==== DATASET EXCERPT ====

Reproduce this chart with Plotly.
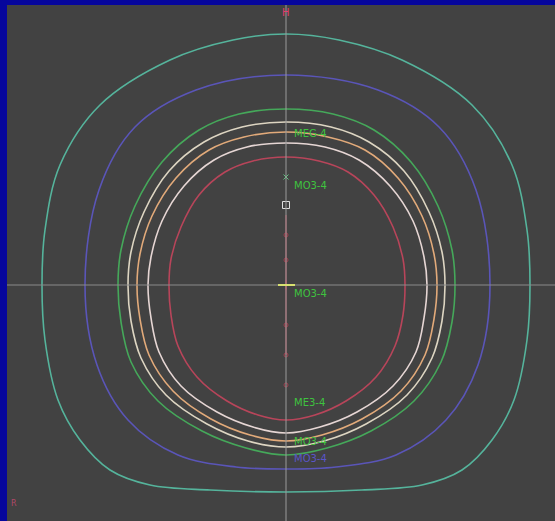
import plotly.graph_objects as go

# Isodose contours (x, y) relative to isocenter, clockwise from top
teal_x = [0, 53, 116, 186, 226, 241, 244, 241, 228, 206, 176, 136, 76, 0, -76, -136, -176, -206, -228, -241, -244, -241, -226, -186, -116, -53]
teal_y = [251, 245, 225, 180, 120, 55, 0, -55, -115, -155, -185, -200, -205, -207, -205, -200, -185, -155, -115, -55, 0, 55, 120, 180, 225, 245]

blue_x = [0, 92, 153, 190, 204, 192, 160, 110, 50, 0, -50, -108, -158, -189, -201, -187, -151, -90]
blue_y = [210, 195, 158, 95, 0, -80, -135, -170, -182, -184, -182, -170, -135, -80, 0, 95, 158, 195]

green_x = [0, 47, 88, 125, 152, 166, 169, 166, 155, 128, 85, 41, 0, -40, -84, -128, -155, -165, -168, -165, -151, -124, -87, -47]
green_y = [176, 171, 155, 123, 79, 35, 0, -37, -77, -116, -146, -163, -170, -163, -146, -116, -77, -37, 0, 35, 79, 123, 155, 171]

beige_x = [0, 45, 83, 118, 143, 156, 159, 156, 146, 121, 80, 38, 0, -38, -79, -120, -145, -155, -158, -155, -142, -117, -82, -44]
beige_y = [163, 158, 143, 114, 73, 33, 0, -36, -73, -110, -139, -156, -162, -156, -139, -110, -73, -36, 0, 33, 73, 114, 143, 158]

orange_x = [0, 42, 79, 112, 136, 148, 151, 148, 139, 115, 76, 36, 0, -36, -75, -113, -137, -146, -149, -146, -134, -110, -77, -42]
orange_y = [153, 148, 135, 107, 69, 31, 0, -34, -70, -106, -134, -150, -156, -150, -134, -106, -70, -34, 0, 31, 69, 107, 135, 148]

pink_x = [0, 39, 73, 104, 127, 138, 141, 138, 130, 107, 71, 34, 0, -33, -69, -105, -127, -135, -138, -135, -124, -102, -72, -39]
pink_y = [142, 138, 125, 99, 64, 28, 0, -33, -67, -101, -127, -142, -148, -142, -127, -101, -67, -33, 0, 28, 64, 99, 125, 138]

red_x = [0, 33, 62, 88, 107, 117, 119, 117, 109, 90, 60, 29, 0, -28, -59, -89, -108, -115, -117, -115, -105, -87, -61, -33]
red_y = [128, 124, 113, 90, 58, 26, 0, -30, -61, -92, -116, -130, -135, -130, -116, -92, -61, -30, 0, 26, 58, 90, 113, 124]

contours = [
    ("teal", teal_x, teal_y, "#55b49c"),
    ("blue", blue_x, blue_y, "#5a55b8"),
    ("green", green_x, green_y, "#45a85a"),
    ("beige", beige_x, beige_y, "#ddd5c2"),
    ("orange", orange_x, orange_y, "#e2aa7a"),
    ("pink", pink_x, pink_y, "#e6d6d4"),
    ("red", red_x, red_y, "#b8455a"),
]

# Point labels
label_text = ["MEG-4", "MO3-4", "MO3-4", "ME3-4", "MO3-4", "MO3-4"]
label_x = [6, 6, 6, 6, 6, 6]
label_y = [152, 100, -8, -117, -156, -173]
label_color = ["#3fc23f", "#3fc23f", "#3fc23f", "#3fc23f", "#3fc23f", "#5a55c8"]

# Markers along the central axis
dot_y = [50, 25, -40, -70, -100]
square_y = [80]
cross_y = [108]

X_RANGE = [-279, 269]
Y_RANGE = [-236, 280]

fig = go.Figure()

for name, xs, ys, col in contours:
    fig.add_trace(go.Scatter(
        x=xs + [xs[0]], y=ys + [ys[0]], mode="lines",
        line=dict(color=col, width=1.6, shape="spline", smoothing=1.0),
        hoverinfo="skip", showlegend=False, name=name))

# crosshair
fig.add_shape(type="line", x0=0, x1=0, y0=Y_RANGE[0], y1=Y_RANGE[1],
              line=dict(color="#9a9a9a", width=1))
fig.add_shape(type="line", x0=X_RANGE[0], x1=X_RANGE[1], y0=0, y1=0,
              line=dict(color="#8a8a8a", width=1))
fig.add_shape(type="line", x0=0, x1=0, y0=-70, y1=70,
              line=dict(color="#b0707a", width=1))
fig.add_shape(type="line", x0=-8, x1=9, y0=0, y1=0,
              line=dict(color="#d8e070", width=2))

fig.add_trace(go.Scatter(x=[0] * len(dot_y), y=dot_y, mode="markers",
                         marker=dict(symbol="circle-open", size=4, color="#a04050"),
                         hoverinfo="skip", showlegend=False))
fig.add_trace(go.Scatter(x=[0], y=square_y, mode="markers",
                         marker=dict(symbol="square-open", size=7, color="#e0e0e0",
                                     line=dict(width=1)),
                         hoverinfo="skip", showlegend=False))
fig.add_trace(go.Scatter(x=[0], y=cross_y, mode="markers",
                         marker=dict(symbol="x-thin-open", size=5, color="#60c080",
                                     line=dict(width=1, color="#60c080")),
                         hoverinfo="skip", showlegend=False))
fig.add_trace(go.Scatter(x=[0], y=[0], mode="markers",
                         marker=dict(symbol="cross-thin-open", size=7, color="#d04040",
                                     line=dict(width=1, color="#d04040")),
                         hoverinfo="skip", showlegend=False))

for t, x, y, c in zip(label_text, label_x, label_y, label_color):
    fig.add_annotation(x=x, y=y, text=t, showarrow=False, xanchor="left", yanchor="middle",
                       font=dict(family="DejaVu Sans", size=10, color=c))

# orientation markers
fig.add_annotation(x=0, y=Y_RANGE[1], text="H", showarrow=False, yanchor="top", xanchor="center",
                   font=dict(family="DejaVu Sans", size=10, color="#e04070"))
fig.add_annotation(x=X_RANGE[0] + 2, y=-218, text="R", showarrow=False, xanchor="left",
                   font=dict(family="DejaVu Sans", size=8, color="#b04868"))

fig.update_xaxes(range=X_RANGE, visible=False, showgrid=False, zeroline=False, fixedrange=True)
fig.update_yaxes(range=Y_RANGE, visible=False, showgrid=False, zeroline=False, fixedrange=True)
fig.update_layout(width=555, height=521, margin=dict(l=7, r=0, t=5, b=0, pad=0),
                  paper_bgcolor="#06069c", plot_bgcolor="#424242", showlegend=False)

fig.write_html("out.html")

====

[TASK TO COMPLETE]
Pictures excluded, repeat exactly the lines from the top of the material through the line with "107, 135, 148]", including both of those lines.

[WRITTEN REPLY]
Reproduce this chart with Plotly.
import plotly.graph_objects as go

# Isodose contours (x, y) relative to isocenter, clockwise from top
teal_x = [0, 53, 116, 186, 226, 241, 244, 241, 228, 206, 176, 136, 76, 0, -76, -136, -176, -206, -228, -241, -244, -241, -226, -186, -116, -53]
teal_y = [251, 245, 225, 180, 120, 55, 0, -55, -115, -155, -185, -200, -205, -207, -205, -200, -185, -155, -115, -55, 0, 55, 120, 180, 225, 245]

blue_x = [0, 92, 153, 190, 204, 192, 160, 110, 50, 0, -50, -108, -158, -189, -201, -187, -151, -90]
blue_y = [210, 195, 158, 95, 0, -80, -135, -170, -182, -184, -182, -170, -135, -80, 0, 95, 158, 195]

green_x = [0, 47, 88, 125, 152, 166, 169, 166, 155, 128, 85, 41, 0, -40, -84, -128, -155, -165, -168, -165, -151, -124, -87, -47]
green_y = [176, 171, 155, 123, 79, 35, 0, -37, -77, -116, -146, -163, -170, -163, -146, -116, -77, -37, 0, 35, 79, 123, 155, 171]

beige_x = [0, 45, 83, 118, 143, 156, 159, 156, 146, 121, 80, 38, 0, -38, -79, -120, -145, -155, -158, -155, -142, -117, -82, -44]
beige_y = [163, 158, 143, 114, 73, 33, 0, -36, -73, -110, -139, -156, -162, -156, -139, -110, -73, -36, 0, 33, 73, 114, 143, 158]

orange_x = [0, 42, 79, 112, 136, 148, 151, 148, 139, 115, 76, 36, 0, -36, -75, -113, -137, -146, -149, -146, -134, -110, -77, -42]
orange_y = [153, 148, 135, 107, 69, 31, 0, -34, -70, -106, -134, -150, -156, -150, -134, -106, -70, -34, 0, 31, 69, 107, 135, 148]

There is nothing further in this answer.